In conclusione, se si cerca in "Haunter" un film Horror o splattern o in Natali una lettura facile e che "fa tenerezza", il rischio (non del tutto scongiurato da un pubblico comunque poco attento) è di fare una magra figura.
Peggio però è banalizzarlo per renderlo quello che non è, cioè un tentativo riuscito male di fare paura tramite scene ritrite e di mettere al centro la "buona famigliola americana". La sottigliezza di Natali infatti è che nei suoi film, sistematicamente, non ne esce mai nessuno troppo bene: ricordate chi si salva alla fine in "The Cube"?
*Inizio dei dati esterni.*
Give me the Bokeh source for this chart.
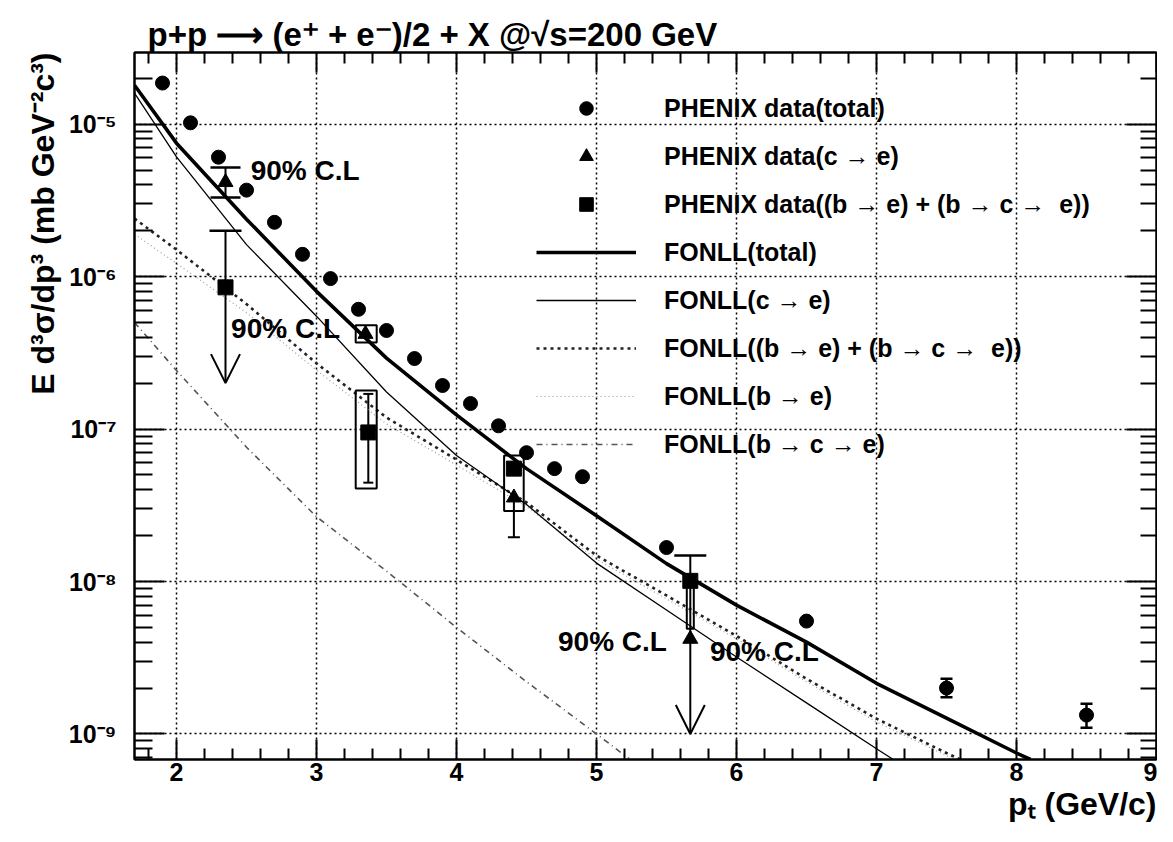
import math
from bokeh.plotting import figure
from bokeh.models import (ColumnDataSource, Legend, LegendItem, Label, Whisker, TeeHead,
                          Arrow, OpenHead, LogAxis, LinearAxis, FixedTicker,
                          CustomJSTickFormatter, Range1d, Title)
from bokeh.embed import file_html
from bokeh.resources import INLINE

# ---------------- data ----------------
# PHENIX data (total)
pt_total = [1.9, 2.1, 2.3, 2.5, 2.7, 2.9, 3.1, 3.3, 3.5, 3.7, 3.9, 4.1, 4.3, 4.5, 4.7, 4.9,
            5.5, 6.5, 7.5, 8.5]
y_total = [1.86e-5, 1.02e-5, 6.07e-6, 3.69e-6, 2.27e-6, 1.40e-6, 9.7e-7, 6.1e-7, 4.43e-7,
           2.9e-7, 1.93e-7, 1.47e-7, 1.05e-7, 7.0e-8, 5.5e-8, 4.87e-8, 1.67e-8, 5.5e-9,
           2.0e-9, 1.33e-9]
# visible statistical errors of the two highest points
pt_total_err = [7.5, 8.5]
y_total_hi = [2.3e-9, 1.58e-9]
y_total_lo = [1.74e-9, 1.10e-9]

# PHENIX data (c -> e)
pt_c = [2.35, 3.35, 4.41, 5.67]
y_c = [4.16e-6, 4.2e-7, 3.55e-8, 4.2e-9]

# PHENIX data (b -> e) + (b -> c -> e)
pt_b = [2.35, 3.37, 4.41, 5.67]
y_b = [8.5e-7, 9.5e-8, 5.5e-8, 1.01e-8]

# systematic boxes
box_left = [3.28, 3.28, 4.34, 5.645]
box_right = [3.43, 3.43, 4.48, 5.695]
box_top = [4.8e-7, 1.79e-7, 6.7e-8, 9.2e-9]
box_bottom = [3.7e-7, 4.07e-8, 2.9e-8, 4.9e-9]

# wide capped error (c->e at 2.35)
wide_x = [2.35]
wide_hi = [5.2e-6]
wide_lo = [3.3e-6]

# upper caps of the b data upper limits
ul_x = [2.35, 5.67]
ul_top = [2.0e-6, 1.48e-8]
ul_base = [8.5e-7, 1.01e-8]
# 90% C.L arrows
arr_x = [2.35, 5.67]
arr_from = [8.5e-7, 1.01e-8]
arr_to = [2.0e-7, 1.0e-9]

# small capped errors
small_x = [3.37]
small_hi = [1.7e-7]
small_lo = [4.45e-8]
low_x = [4.41]
low_hi = [3.55e-8]
low_lo = [1.95e-8]

# FONLL curves
fx_total = [1.7, 2.0, 2.5, 3.0, 3.5, 4.0, 4.5, 5.0, 5.5, 6.0, 6.5, 7.0, 7.5, 8.0, 8.1]
fy_total = [1.8e-5, 7.5e-6, 2.38e-6, 8.0e-7, 2.92e-7, 1.24e-7, 5.5e-8, 2.7e-8, 1.31e-8,
            7.0e-9, 4.0e-9, 2.15e-9, 1.27e-9, 7.5e-10, 6.8e-10]

fx_c = [1.7, 2.0, 2.5, 3.0, 3.5, 4.0, 4.5, 5.0, 5.5, 6.0, 6.5, 7.0, 7.12]
fy_c = [1.6e-5, 6.1e-6, 1.62e-6, 5.5e-7, 1.75e-7, 6.7e-8, 3.2e-8, 1.32e-8, 6.5e-9, 3.2e-9,
        1.6e-9, 8.0e-10, 6.8e-10]

fx_bsum = [1.7, 2.0, 2.5, 3.0, 3.5, 4.0, 4.5, 5.0, 5.5, 6.0, 6.5, 7.0, 7.5, 7.6]
fy_bsum = [2.4e-6, 1.5e-6, 6.6e-7, 2.7e-7, 1.19e-7, 6.3e-8, 3.3e-8, 1.48e-8, 8.1e-9, 4.4e-9,
           2.3e-9, 1.26e-9, 7.5e-10, 6.8e-10]

fx_be = [1.7, 2.0, 2.5, 3.0, 3.5, 4.0, 4.5, 5.0, 5.5, 6.0, 6.5, 7.0, 7.5, 7.55]
fy_be = [1.9e-6, 1.22e-6, 5.8e-7, 2.43e-7, 1.08e-7, 5.8e-8, 3.1e-8, 1.4e-8, 7.7e-9, 4.2e-9,
         2.2e-9, 1.2e-9, 7.2e-10, 6.8e-10]

fx_bce = [1.7, 2.0, 2.5, 3.0, 3.5, 4.0, 4.5, 5.0, 5.24]
fy_bce = [5.0e-7, 2.42e-7, 7.6e-8, 2.66e-8, 1.17e-8, 5.0e-9, 2.2e-9, 1.0e-9, 6.8e-10]

# axes
x_major = [2, 3, 4, 5, 6, 7, 8, 9]
y_major = [1e-9, 1e-8, 1e-7, 1e-6, 1e-5]

# annotation texts (position in data coordinates)
cl_x = [2.53, 2.39, 4.725, 5.81]
cl_y = [5.0e-6, 4.57e-7, 4.07e-9, 3.5e-9]

ARW = "\u2192"
labels = ["PHENIX data(total)", f"PHENIX data(c {ARW} e)",
          f"PHENIX data((b {ARW} e) + (b {ARW} c {ARW}  e))", "FONLL(total)",
          f"FONLL(c {ARW} e)", f"FONLL((b {ARW} e) + (b {ARW} c {ARW}  e))",
          f"FONLL(b {ARW} e)", f"FONLL(b {ARW} c {ARW} e)"]
title_text = "p+p \u27f6 (e\u207a + e\u207b)/2 + X @\u221as=200 GeV"
ylabel_text = "E d\u00b3\u03c3/dp\u00b3 (mb GeV\u207b\u00b2c\u00b3)"
xlabel_text = "p\u209c (GeV/c)"

FONT = "Liberation Sans"

# ---------------- figure ----------------
p = figure(width=1157, height=826, x_range=Range1d(1.7, 9.0),
           y_range=Range1d(6.8e-10, 2.95e-5), y_axis_type="log",
           output_backend="svg", toolbar_location=None,
           min_border_left=134, min_border_right=1, min_border_top=52,
           min_border_bottom=67)
p.background_fill_color = "white"
p.border_fill_color = "white"
p.outline_line_color = "black"
p.outline_line_width = 2

p.title.text = title_text
p.title.align = "left"
p.title.offset = 13
p.title.standoff = 0
p.title.text_font = FONT
p.title.text_font_style = "bold"
p.title.text_font_size = "33px"
p.title.text_color = "black"

x_minor = [round(1.8 + 0.2 * i, 2) for i in range(37)
           if abs((1.8 + 0.2 * i) - round(1.8 + 0.2 * i)) > 1e-6]
y_minor = [m * 10.0 ** e for e in range(-10, -4) for m in range(2, 10)]
xt = FixedTicker(ticks=x_major, minor_ticks=x_minor)
yt = FixedTicker(ticks=y_major, minor_ticks=y_minor)

fmt = CustomJSTickFormatter(code="""
const e = Math.round(Math.log10(tick));
const m = {"-":"\u207b","0":"\u2070","1":"\u00b9","2":"\u00b2","3":"\u00b3","4":"\u2074",
           "5":"\u2075","6":"\u2076","7":"\u2077","8":"\u2078","9":"\u2079"};
return "10" + String(e).split("").map(c => m[c]).join("");
""")
blank = CustomJSTickFormatter(code="return ''")

def style_axis(ax, major_in, minor_in, labels=True):
    ax.axis_line_width = 2
    ax.axis_line_color = "black"
    ax.major_tick_in = major_in
    ax.major_tick_out = 0
    ax.minor_tick_in = minor_in
    ax.minor_tick_out = 0
    ax.major_tick_line_width = 2
    ax.minor_tick_line_width = 2
    ax.major_tick_line_color = "black"
    ax.minor_tick_line_color = "black"
    if labels:
        ax.major_label_text_font = FONT
        ax.major_label_text_font_style = "bold"
        ax.major_label_text_font_size = "25px"
        ax.major_label_text_color = "black"
    else:
        ax.formatter = blank
        ax.major_label_text_font_size = "1px"
        ax.major_label_standoff = 0

bx = p.xaxis[0]
bx.ticker = xt
style_axis(bx, 20, 11)
bx.major_label_standoff = 3

ly = p.yaxis[0]
ly.ticker = yt
ly.formatter = fmt
style_axis(ly, 30, 18)
ly.major_label_standoff = 18

top = LinearAxis(ticker=xt)
style_axis(top, 20, 11, labels=False)
p.add_layout(top, "above")
right = LogAxis(ticker=yt)
style_axis(right, 30, 16, labels=False)
p.add_layout(right, "right")

# axis titles
p.add_layout(Title(text=ylabel_text, align="right", standoff=10, text_font=FONT,
                   text_font_style="bold", text_font_size="32px", text_color="black"),
             "left")
p.add_layout(Title(text=xlabel_text, align="right", standoff=0, text_font=FONT,
                   text_font_style="bold", text_font_size="32px", text_color="black"),
             "below")

p.xgrid.ticker = xt
p.ygrid.ticker = yt
for g in (p.xgrid[0], p.ygrid[0]):
    g.grid_line_color = "black"
    g.grid_line_dash = "2 3"
    g.grid_line_width = 1.5
    g.grid_line_alpha = 1.0

# ---------------- curves ----------------
r_bce = p.line(fx_bce, fy_bce, line_color="#555555", line_width=1.6, line_dash="6 4 1 4")
r_be = p.line(fx_be, fy_be, line_color="#9a9a9a", line_width=1.2, line_dash="1 3")
r_bsum = p.line(fx_bsum, fy_bsum, line_color="#222222", line_width=2.6, line_dash="3 4")
r_c = p.line(fx_c, fy_c, line_color="black", line_width=1.3)
r_tot = p.line(fx_total, fy_total, line_color="black", line_width=3.6)

# ---------------- data decorations ----------------
p.quad(left=box_left, right=box_right, top=box_top, bottom=box_bottom,
       fill_alpha=0, line_color="black", line_width=2)

s_wide = ColumnDataSource(dict(x=wide_x, hi=wide_hi, lo=wide_lo))
p.add_layout(Whisker(source=s_wide, base="x", upper="hi", lower="lo", dimension="height",
                     line_width=2,
                     upper_head=TeeHead(size=30, line_width=2.5),
                     lower_head=TeeHead(size=30, line_width=2.5)))

s_ul = ColumnDataSource(dict(x=ul_x, hi=ul_top, lo=ul_base))
p.add_layout(Whisker(source=s_ul, base="x", upper="hi", lower="lo", dimension="height",
                     line_width=2,
                     upper_head=TeeHead(size=32, line_width=2.5), lower_head=None))

s_small = ColumnDataSource(dict(x=small_x, hi=small_hi, lo=small_lo))
p.add_layout(Whisker(source=s_small, base="x", upper="hi", lower="lo", dimension="height",
                     line_width=2,
                     upper_head=TeeHead(size=10, line_width=2),
                     lower_head=TeeHead(size=10, line_width=2)))

s_low = ColumnDataSource(dict(x=low_x, hi=low_hi, lo=low_lo))
p.add_layout(Whisker(source=s_low, base="x", upper="hi", lower="lo", dimension="height",
                     line_width=2, upper_head=None,
                     lower_head=TeeHead(size=12, line_width=2)))

s_terr = ColumnDataSource(dict(x=pt_total_err, hi=y_total_hi, lo=y_total_lo))
p.add_layout(Whisker(source=s_terr, base="x", upper="hi", lower="lo", dimension="height",
                     line_width=2.5,
                     upper_head=TeeHead(size=12, line_width=2.5),
                     lower_head=TeeHead(size=12, line_width=2.5)))

# ---------------- markers ----------------
r_tp = p.scatter(pt_total, y_total, marker="circle", size=14, fill_color="black",
                 line_color="black")
r_cp = p.scatter(pt_c, y_c, marker="triangle", size=15, fill_color="black",
                 line_color="black")
r_bp = p.scatter(pt_b, y_b, marker="square", size=15, fill_color="black",
                 line_color="black")

# ---------------- legend ----------------
rends = [r_tp, r_cp, r_bp, r_tot, r_c, r_bsum, r_be, r_bce]
legend = Legend(items=[LegendItem(label=l, renderers=[r]) for l, r in zip(labels, rends)],
                location=(402, 298), glyph_width=100, glyph_height=34, label_height=34,
                spacing=14, label_standoff=28, padding=0, margin=0,
                border_line_alpha=0, background_fill_alpha=0,
                label_text_font=FONT, label_text_font_style="bold",
                label_text_font_size="25px", label_text_color="black")
p.add_layout(legend)

# ---------------- annotations ----------------
for xx, yy in zip(cl_x, cl_y):
    p.add_layout(Label(x=xx, y=yy, text="90% C.L", text_font=FONT,
                       text_font_style="bold", text_font_size="28px",
                       text_color="black", text_baseline="alphabetic"))

# arrows (90% C.L upper limits)
for i in range(len(arr_x)):
    p.add_layout(Arrow(x_start=arr_x[i], y_start=arr_from[i], x_end=arr_x[i],
                       y_end=arr_to[i], line_width=2, line_color="black",
                       end=OpenHead(size=29, line_width=2, line_color="black")))

open("out.html", "w").write(file_html(p, INLINE))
Qui si salvano tutti apparentemente, ma come sempre Natali non fai niente di banale perchè sia banale: "Haunter" si potrebbe tradurre oltre che "fantasma" come "qualcuno che ci ossessiona", un frequentatore assiduo, un inseguitore. Apparentemente stiamo parlando di Edgar, ma in realtà con la chiave capiamo meglio che si tratta dell'idea o significato "contenitore", qualcosa di cui non possiamo liberarci senza che tutto svanisca in niente. Epperò proprio il contenitore diventa così la sorgente del dramma umano ... se vi sembra banale questo, vi consiglio di rifletterci bene.